Mas foi seu papel na elaboração da Constituição de 1891, a primeira da República, que o transformou em personagem célebre da História do Brasil. Em reuniões ministeriais diárias, liderava as discussões sobre o conteúdo da Constituição. À noite, depois de redigir os termos, encontrava-se com o presidente marechal Deodoro da Fonseca. Após ouvir atentamente as palavras do jurista, o presidente dava sua aprovação. "Quer dizer que eu não poderei fechar o Congresso?" Rui advertiu que, segundo a Constituição, o presidente não teria este poder. Desdenhando a resposta, Deodoro avisou: "Pode pôr isso aí. Eu vou fechar mesmo." Dito e feito. Rui foi contra e demitiu-se.

Era movido por um incomum senso de justiça. Bastava falar em violação de direitos que ele estava lá. Defendeu muitos adversários, sem pedir nada em troca. Com Floriano no poder, Rui pediu habeas-corpus em favor dos presos políticos.
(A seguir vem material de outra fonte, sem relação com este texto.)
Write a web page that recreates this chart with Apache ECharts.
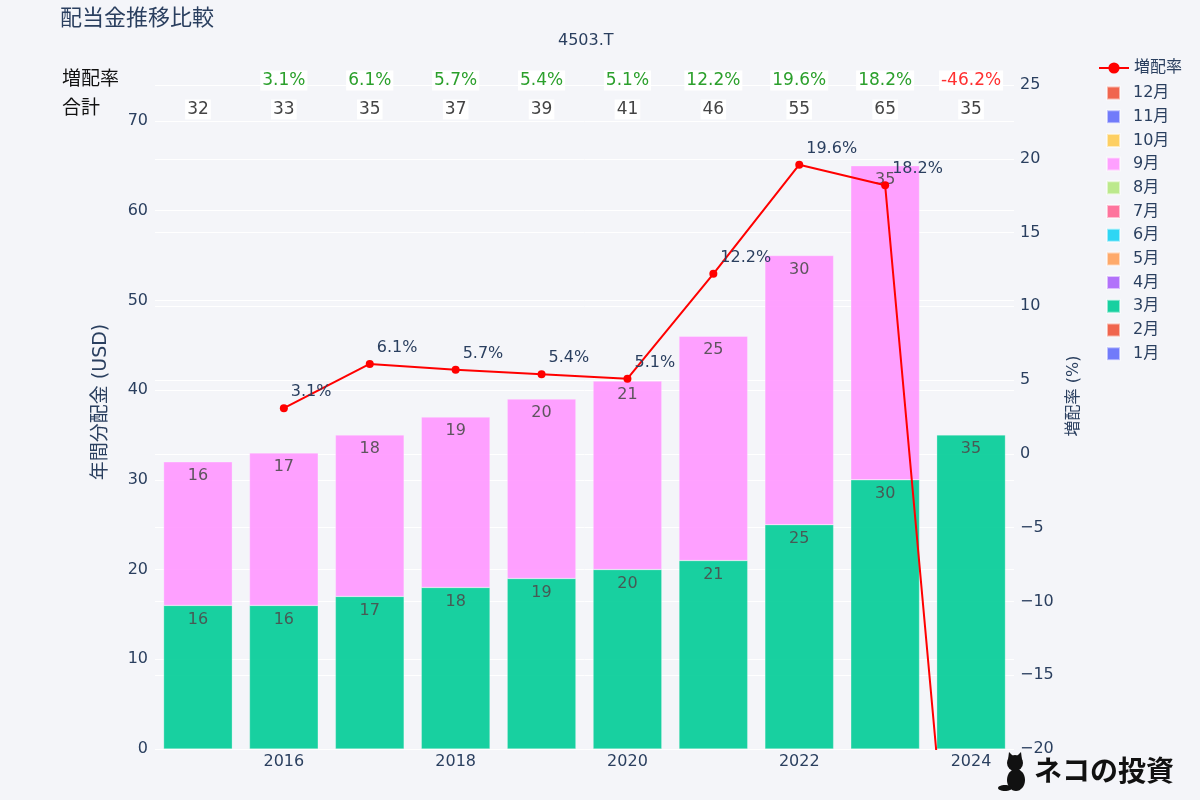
<!DOCTYPE html>
<html>
<head>
<meta charset="utf-8">
<script src="https://cdn.jsdelivr.net/npm/echarts@6/dist/echarts.min.js"></script>
<style>
html,body{margin:0;padding:0;background:#f4f5f9;}
#chart{width:1200px;height:800px;}
</style>
</head>
<body>
<div id="chart"></div>
<script>
const years = ['2015','2016','2017','2018','2019','2020','2021','2022','2023','2024'];
const months = ['1月','2月','3月','4月','5月','6月','7月','8月','9月','10月','11月','12月'];
const monthColors = ['#636efa','#EF553B','#00cc96','#ab63fa','#FFA15A','#19d3f3','#FF6692','#B6E880','#FF97FF','#FECB52','#636efa','#EF553B'];
const march = [16,16,17,18,19,20,21,25,30,35];
const september = [16,17,18,19,20,21,25,30,35,null];
const totals = [32,33,35,37,39,41,46,55,65,35];
const growth = [null,3.1,6.1,5.7,5.4,5.1,12.2,19.6,18.2,-46.2];
const leftTicks = {min:0, max:74, interval:10};
const rightTicks = {min:-20, max:25, interval:5};

const FONT = '"DejaVu Sans", "Noto Sans CJK JP", sans-serif';
const TXT = '#2a3f5f';

const monthData = {'3月': march, '9月': september};

const barSeries = months.map((m, i) => ({
  name: m,
  type: 'bar',
  stack: 'total',
  xAxisIndex: 0,
  yAxisIndex: 0,
  barCategoryGap: '20%',
  data: monthData[m] ? monthData[m].slice() : years.map(() => null),
  itemStyle: {color: monthColors[i], opacity: 0.9, borderColor: 'rgba(255,255,255,0.6)', borderWidth: 0.5},
  label: {show: true, position: 'insideTop', distance: 6, color: '#4d4d4d', fontSize: 16, fontFamily: FONT,
    formatter: p => (p.value == null ? '' : String(p.value))},
  emphasis: {disabled: true}
}));

const lineSeries = {
  name: '増配率',
  type: 'line',
  xAxisIndex: 0,
  yAxisIndex: 1,
  data: growth.map((g, i) => (i === growth.length - 1 ? {value: g, label: {show: false}} : g)),
  connectNulls: false,
  clip: true,
  symbol: 'circle',
  symbolSize: 8,
  lineStyle: {color: '#ff0000', width: 2},
  itemStyle: {color: '#ff0000'},
  z: 10,
  label: {show: true, position: 'right', offset: [-2, -16], color: TXT, fontSize: 16, fontFamily: FONT,
    formatter: p => (p.value == null ? '' : p.value.toFixed(1) + '%')},
  emphasis: {disabled: true}
};

const rowLabel = {show: true, position: 'inside', backgroundColor: '#ffffff', padding: [2, 2, 1, 2], fontSize: 17, fontFamily: FONT, opacity: 1};

const growthRow = {
  type: 'scatter',
  xAxisIndex: 1,
  yAxisIndex: 2,
  symbolSize: 1,
  silent: true,
  itemStyle: {opacity: 1, color: 'rgba(0,0,0,0)'},
  data: growth.map((g, i) => g == null ? null : {
    value: [i, 1],
    label: {formatter: g.toFixed(1) + '%', color: g < 0 ? '#ff3030' : '#2ca02c'}
  }).filter(d => d),
  label: rowLabel,
  emphasis: {disabled: true}
};

const totalRow = {
  type: 'scatter',
  xAxisIndex: 1,
  yAxisIndex: 2,
  symbolSize: 1,
  silent: true,
  itemStyle: {opacity: 1, color: 'rgba(0,0,0,0)'},
  data: totals.map((t, i) => ({value: [i, 0], label: {formatter: String(t)}})),
  label: Object.assign({}, rowLabel, {color: '#444444'}),
  emphasis: {disabled: true}
};

const option = {
  backgroundColor: '#f4f5f9',
  animation: false,
  textStyle: {fontFamily: FONT},
  title: [
    {text: '配当金推移比較', left: 55, top: 3, textStyle: {fontSize: 22, fontWeight: 'normal', color: TXT, fontFamily: FONT}},
    {text: '4503.T', left: 553, top: 28, textStyle: {fontSize: 16, fontWeight: 'normal', color: TXT, fontFamily: FONT}}
  ],
  legend: [
    {data: ['増配率'], orient: 'vertical', left: 1093, top: 55, itemWidth: 30, itemHeight: 14, itemGap: 8,
      textStyle: {fontSize: 16, color: TXT, fontFamily: FONT}},
    {data: months.slice().reverse().map(m => ({name: m, icon: 'rect'})), orient: 'vertical', left: 1101, top: 80,
      itemWidth: 13, itemHeight: 13, itemGap: 7.7,
      textStyle: {fontSize: 16, color: TXT, fontFamily: FONT, padding: [0, 0, 0, 8]}}
  ],
  grid: [
    {left: 155, right: 186, top: 85, bottom: 51},
    {left: 155, right: 186, top: 66, height: 58}
  ],
  xAxis: [
    {type: 'category', gridIndex: 0, data: years, boundaryGap: true,
      axisLine: {show: false}, axisTick: {show: false},
      axisLabel: {interval: i => i % 2 === 1, color: TXT, fontSize: 16, fontFamily: FONT, margin: 5}},
    {type: 'category', gridIndex: 1, data: years, boundaryGap: true, show: false}
  ],
  yAxis: [
    {type: 'value', gridIndex: 0, min: leftTicks.min, max: leftTicks.max, interval: leftTicks.interval,
      axisLine: {show: false}, axisTick: {show: false},
      axisLabel: {color: TXT, fontSize: 16, fontFamily: FONT, showMaxLabel: false, margin: 7},
      splitLine: {lineStyle: {color: '#ffffff', width: 1}}},
    {type: 'value', gridIndex: 0, position: 'right', min: rightTicks.min, max: rightTicks.max, interval: rightTicks.interval,
      axisLine: {show: false}, axisTick: {show: false},
      axisLabel: {color: TXT, fontSize: 16, fontFamily: FONT, margin: 6,
        formatter: v => String(v).replace('-', '\u2212')},
      splitLine: {lineStyle: {color: '#ffffff', width: 1}}},
    {type: 'category', gridIndex: 1, data: ['合計', '増配率'], boundaryGap: true,
      axisLine: {show: false}, axisTick: {show: false}, splitLine: {show: false},
      axisLabel: {align: 'left', margin: 93, color: '#111', fontSize: 19, fontFamily: FONT}}
  ],
  series: [...barSeries, lineSeries, growthRow, totalRow],
  graphic: [
    {type: 'text', x: 101, y: 402, rotation: Math.PI / 2,
      style: {text: '年間分配金 (USD)', fontSize: 19, fill: TXT, fontFamily: FONT, align: 'center', verticalAlign: 'middle'}},
    {type: 'text', x: 1074, y: 396, rotation: Math.PI / 2,
      style: {text: '増配率 (%)', fontSize: 16, fill: TXT, fontFamily: FONT, align: 'center', verticalAlign: 'middle'}},
    {type: 'group', left: 998, top: 752, children: [
      {type: 'circle', shape: {cx: 16, cy: 11, r: 8}, style: {fill: '#111'}},
      {type: 'polygon', shape: {points: [[9, 8], [10, 0], [15, 5]]}, style: {fill: '#111'}},
      {type: 'polygon', shape: {points: [[17, 5], [22, 0], [23, 8]]}, style: {fill: '#111'}},
      {type: 'ellipse', shape: {cx: 17, cy: 28, rx: 9, ry: 11}, style: {fill: '#111'}},
      {type: 'ellipse', shape: {cx: 6, cy: 36, rx: 7, ry: 3}, style: {fill: '#111'}}
    ]},
    {type: 'text', left: 1034, top: 756, style: {text: 'ネコの投資', fontSize: 28, fontWeight: 'bold', fill: '#111',
      fontFamily: '"Noto Sans CJK JP", sans-serif'}}
  ]
};

const chart = echarts.init(document.getElementById('chart'), null, {renderer: 'canvas'});
chart.setOption(option);
</script>
</body>
</html>
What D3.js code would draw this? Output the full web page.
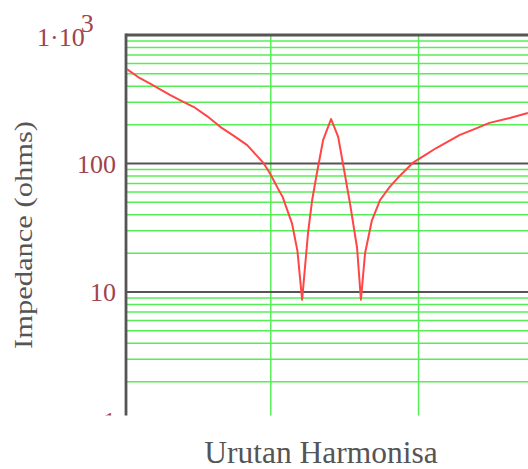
<!DOCTYPE html>
<html><head><meta charset="utf-8">
<script src="https://cdn.jsdelivr.net/npm/d3@7"></script>
<style>html,body{margin:0;padding:0;background:#fff;overflow:hidden}</style>
</head><body>
<svg id="c" width="528" height="469"></svg>
<script>
// Data
const harmonic = [0.13,0.51,0.9,1.6,1.99,2.4,2.84,3.3,3.75,4.2,4.75,4.97,5.24,5.4,5.72,5.9,6.06,6.26,6.4,6.56,6.77,7.04,7.28,7.5,7.68,7.92,8.05,8.19,8.42,8.7,9.03,9.27,9.8,10.22,10.6,11.4,11.91,12.4,13.09,13.7];
const impedance = [543,471,421,341,306,275,234,192,164,139,101,84,64,55,34,21,8.7,28.8,52,84,152,222,161,84,49,22,8.7,20,36,52,66,76,101,116,132,167,186,207,226,247];
const majorTicks = [1,10,100,1000];
const majorLabels = ["1","10","100","1·10"];
const xGrid = [5,10];

const svg = d3.select("#c");
const L = 126, T = 35, B = 420.5, R = 540, clipB = 415.5;
const x = d3.scaleLinear().domain([0.1,14]).range([L, L + 13.9*29.55]);
const y = d3.scaleLog().domain([1,1000]).range([B, T]);

svg.append("defs").append("clipPath").attr("id","clp")
  .append("rect").attr("x",0).attr("y",0).attr("width",528).attr("height",clipB);

const g = svg.append("g").attr("clip-path","url(#clp)");

// minor grid
const minor = [];
for (let d = 1; d < 1000; d *= 10) for (let k = 2; k <= 9; k++) minor.push(d*k);
g.selectAll(".mn").data(minor).enter().append("line")
  .attr("x1", L).attr("x2", R).attr("y1", d=>y(d)).attr("y2", d=>y(d))
  .attr("stroke","#55ee55").attr("stroke-width",1.5);
g.selectAll(".vg").data(xGrid).enter().append("line")
  .attr("x1", d=>x(d)).attr("x2", d=>x(d)).attr("y1", T).attr("y2", B)
  .attr("stroke","#55ee55").attr("stroke-width",1.5);
// major grid
g.selectAll(".mj").data([10,100]).enter().append("line")
  .attr("x1", L).attr("x2", R).attr("y1", d=>y(d)).attr("y2", d=>y(d))
  .attr("stroke","#555").attr("stroke-width",2.2);
// borders
g.append("line").attr("x1",L).attr("x2",R).attr("y1",y(1000)).attr("y2",y(1000))
  .attr("stroke","#555").attr("stroke-width",2.8);
g.append("line").attr("x1",L).attr("x2",L).attr("y1",T-1.4).attr("y2",B)
  .attr("stroke","#555").attr("stroke-width",2.8);

// curve
const line = d3.line().x((d,i)=>x(harmonic[i])).y(d=>y(d));
g.append("path").datum(impedance).attr("d", line)
  .attr("fill","none").attr("stroke","#ff4545").attr("stroke-width",2).attr("stroke-linejoin","round");

// tick labels
const tc = "#a0444c";
majorTicks.forEach((v,i)=>{
  if (v === 1000) {
    const t = g.append("text").attr("x", 37).attr("y", y(v)+11)
      .attr("font-family","Liberation Serif").attr("font-size",26).attr("fill",tc);
    t.append("tspan").text(majorLabels[i]);
    t.append("tspan").attr("dx",-4).attr("dy",-14).text("3");
  } else {
    g.append("text").attr("x", 116).attr("y", y(v)+9)
      .attr("text-anchor","end")
      .attr("font-family","Liberation Serif").attr("font-size",26).attr("fill",tc)
      .text(majorLabels[i]);
  }
});

// axis titles
svg.append("text").attr("transform","translate(32,235) rotate(-90)")
  .attr("text-anchor","middle").attr("font-family","Liberation Serif")
  .attr("font-size",26).attr("fill","#555")
  .attr("textLength",228).attr("lengthAdjust","spacingAndGlyphs")
  .text("Impedance (ohms)");
svg.append("text").attr("x",321).attr("y",463)
  .attr("text-anchor","middle").attr("font-family","Liberation Serif")
  .attr("font-size",31.5).attr("fill","#555")
  .text("Urutan Harmonisa");
</script>
</body></html>
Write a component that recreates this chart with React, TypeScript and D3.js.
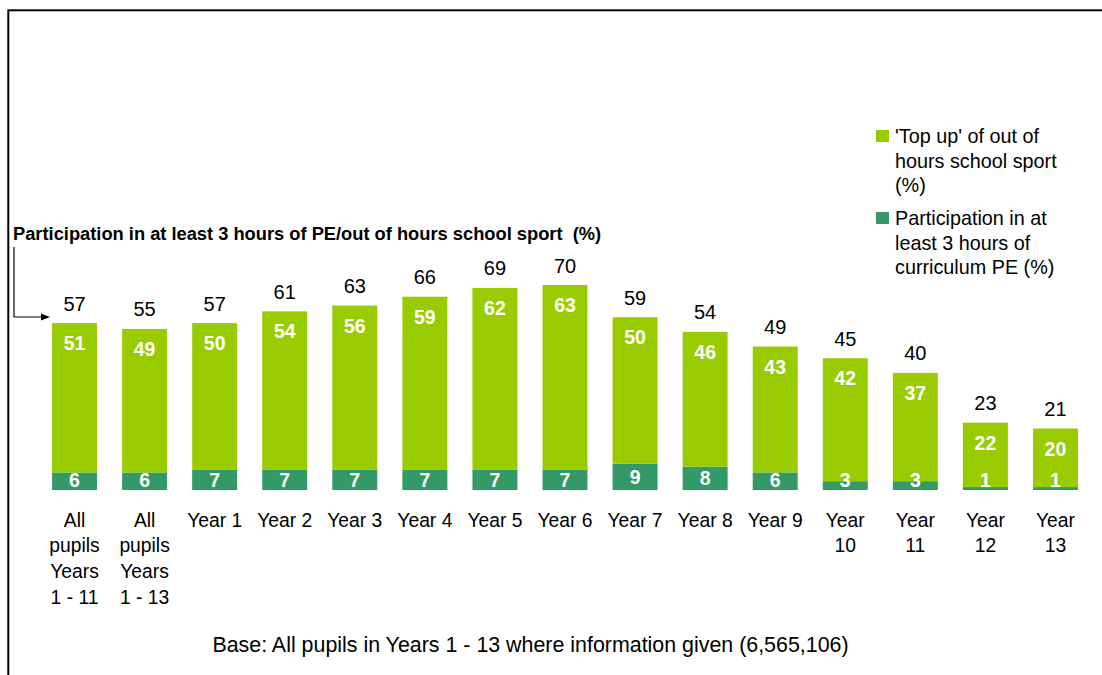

Libertou os perseguidos, mas foi também vítima das arbitrariedades do presidente, que fechou o Jornal do Brasil, do qual tornara-se sócio em 1893. Incomodado, exilou-se na Inglaterra, onde ficou pouco mais de um ano.

Motivos para cobrir-se de glórias teve mesmo quando participou, em 1907, da Conferência de Paz em Haia, na Holanda. Tornou-se nossa Águia de Haia e capitalizou o sucesso candidatando-se à Presidência da República, em 1909. Correu o País em campanha e esteve perto da vitória, mas foi derrotado pelo marechal Hermes da Fonseca. Contestou o resultado das eleições, foi mais uma vez vencido e candidatou-se novamente em 1919. Desta vez, reconheceu a legitimidade do processo eleitoral e a vitória de Epitácio Pessoa nas urnas.

Membro da Academia Brasileira de Letras desde 1908, nos últimos anos de vida os inimigos cederam às virtudes do jurista e acenaram com a bandeira branca. O corpo frágil, que na infância escapou de uma epidemia de cólera em Salvador, sucumbiu a uma toxemia (intoxicação do sangue). Rui Barbosa faleceu no dia 1o. de março de 1923 e seu caixão foi carregado nos ombros do povo.